The rest of these are all pretty straightforward until we get to appexpr. The only reason that it is interesting is that application is _left_ associative. 

<<< inc-search back to fixApp >>>

So, we build up the list and then use the helper function to build the App nodes by munching them from the left.

<<< return to appexpr >>>

Starting with cexpr, we have conditional, let, case, and fn expressions. Each of them are unsurprising --- parse each of the constituent subpieces and then return the constructed datatype.

The final bits with declarations and statements mirror the Standard ML handling at the top-level of the interpreter --- you can create function definitions, val bindings, or have a single expression. It also adds a QUIT keyword, which is present for the interpreter. I don't know if Prof.

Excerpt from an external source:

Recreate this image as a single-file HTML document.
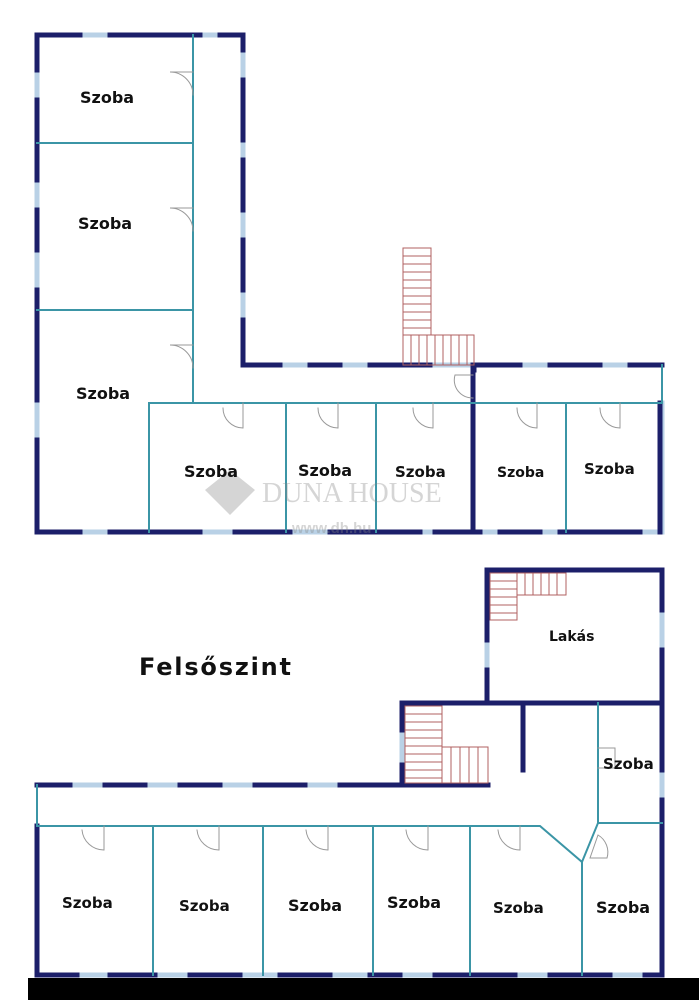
<!DOCTYPE html>
<html><head><meta charset="utf-8"><style>
html,body{margin:0;padding:0;background:#fff;width:699px;height:1000px;overflow:hidden}
text{font-family:"DejaVu Sans",sans-serif;font-weight:bold;fill:#111}
</style></head><body>
<svg width="699" height="1000" viewBox="0 0 699 1000" xmlns="http://www.w3.org/2000/svg">
<g fill="none" stroke-linecap="square">
<g stroke="#b9d1e6" stroke-width="5">
<path d="M37 35H243V365H662M37 35V532H662V403"/>
<path d="M37 785H488M662 570V975M37 826V975H662M487 570H662M402 703V785M487 570V703"/>
</g>
<g stroke="#1c1f6a" stroke-width="5">
<path d="M37 35V70M37 100V180M37 210V250M37 290V400M37 440V532" />
<path d="M37 35H80M110 35H200M220 35H243V50M243 80V140M243 160V210M243 240V290M243 320V365H280M310 365H340M370 365H430M474 365H520M550 365H600M630 365H662" />
<path d="M37 532H80M110 532H200M235 532H290M330 532H420M435 532H480M500 532H540M560 532H640M660 532V403M473 365V532M474 365V370" />
<path d="M37 785H70M105 785H145M180 785H220M255 785H305M340 785H488M402 785V765M402 730V703H662M523 703V770" />
<path d="M487 570H662V610M662 650V770M662 800V975M487 570V640M487 670V703" />
<path d="M37 826V975H77M110 975H155M190 975H240M280 975H330M370 975H400M435 975H515M550 975H610M645 975H662" />
</g>
<g stroke="#3b95a6" stroke-width="2">
<path d="M193 35V403M37 143H193M37 310H193M149 403H662M149 403V532M286 403V532M376 403V532M566 403V532M662 365V403"/>
<path d="M37 785V826M37 826H540L582 862V975M153 826V975M263 826V975M373 826V975M470 826V975M598 703V823H662M598 823L582 862"/>
</g>
<g stroke="#b06060" stroke-width="1">
<rect x="403" y="248" width="28" height="87"/><rect x="403" y="335" width="71" height="30"/>
<path d="M403 256H431M403 264H431M403 272H431M403 280H431M403 288H431M403 296H431M403 304H431M403 312H431M403 320H431M403 328H431M411 335V365M419 335V365M427 335V365M435 335V365M443 335V365M451 335V365M459 335V365M467 335V365"/>
<rect x="405" y="706" width="37" height="77"/><rect x="442" y="747" width="46" height="36"/>
<path d="M405 714H442M405 722H442M405 730H442M405 738H442M405 746H442M405 754H442M405 762H442M405 770H442M405 778H442M451 747V783M460 747V783M469 747V783M478 747V783"/>
<rect x="490" y="573" width="27" height="47"/><rect x="517" y="573" width="49" height="22"/>
<path d="M490 581H517M490 589H517M490 597H517M490 605H517M490 613H517M525 573V595M533 573V595M541 573V595M549 573V595M557 573V595"/>
</g>
<g stroke="#999" stroke-width="1">
<path d="M193 72H170A23 23 0 0 1 193 95"/><path d="M193 208H170A23 23 0 0 1 193 231"/><path d="M193 345H170A23 23 0 0 1 193 368"/>
<path d="M243 403V428A20 20 0 0 1 223 408"/><path d="M338 403V428A20 20 0 0 1 318 408"/><path d="M433 403V428A20 20 0 0 1 413 408"/><path d="M537 403V428A20 20 0 0 1 517 408"/><path d="M620 403V428A20 20 0 0 1 600 408"/>
<path d="M473 375H455A18 18 0 0 0 473 398"/>
<path d="M104 826V850A22 22 0 0 1 82 830"/><path d="M219 826V850A22 22 0 0 1 197 830"/><path d="M328 826V850A22 22 0 0 1 306 830"/><path d="M428 826V850A22 22 0 0 1 406 830"/><path d="M520 826V850A22 22 0 0 1 498 830"/>
<path d="M598 835L590 858H607A20 20 0 0 0 598 835"/><path d="M598 748H615V768H598"/>
</g>
</g>
<g opacity="0.35">
<path d="M230 470L255 490L230 515L205 490Z" fill="#888"/>
<text x="262" y="502" style="font-family:'Liberation Serif',serif;font-weight:normal;fill:#888;font-size:28px">DUNA HOUSE</text>
<text x="292" y="533" style="font-family:'Liberation Sans',sans-serif;fill:#888;font-size:15px">www.dh.hu</text>
</g>
<g font-size="16">
<text x="80" y="103">Szoba</text><text x="78" y="229">Szoba</text><text x="76" y="399">Szoba</text>
<text x="184" y="477">Szoba</text><text x="298" y="476">Szoba</text><text x="395" y="477" font-size="15">Szoba</text>
<text x="497" y="477" font-size="14">Szoba</text><text x="584" y="474" font-size="15">Szoba</text>
<text x="549" y="641" font-size="14">Lakás</text><text x="603" y="769" font-size="15">Szoba</text>
<text x="62" y="908" font-size="15">Szoba</text><text x="179" y="911" font-size="15">Szoba</text><text x="288" y="911">Szoba</text><text x="387" y="908">Szoba</text><text x="493" y="913" font-size="15">Szoba</text><text x="596" y="913">Szoba</text>
<text x="139" y="675" font-size="24" textLength="152">Felsőszint</text>
</g>
<rect x="28" y="978" width="671" height="22" fill="#000"/>
</svg>
</body></html>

MacQueen will be covering the evaluator/interpreter portion, but it's there in case we built an interactive loop so that you know when to stop taking and executing commands.

So, how do we use what we've built? It's similar to the test lexer from Monday.

<<< open test-parser.sml >>>

The parser functor is instantiated using the StringStream, just like the last example. The parse function even looks somewhat similar. But, this time, it is configured to parse all of the expressions in the string in sequence. If we get a statement (which wraps the expressions), we print it and then loop over the rest of the input. When we get NONE back from the parser, it can happen for two reasons. Either the stream is empty and there is nothing left to read or there is more in the stream and either the lexer or parser could not handle it. 

In order to print it out, I created a small reader called readAllTheThings that munches any remaining input (using the starPlus combinator) and then returns those characters in a string for error reporting. And that's how we generated the error messages you saw in the original examples.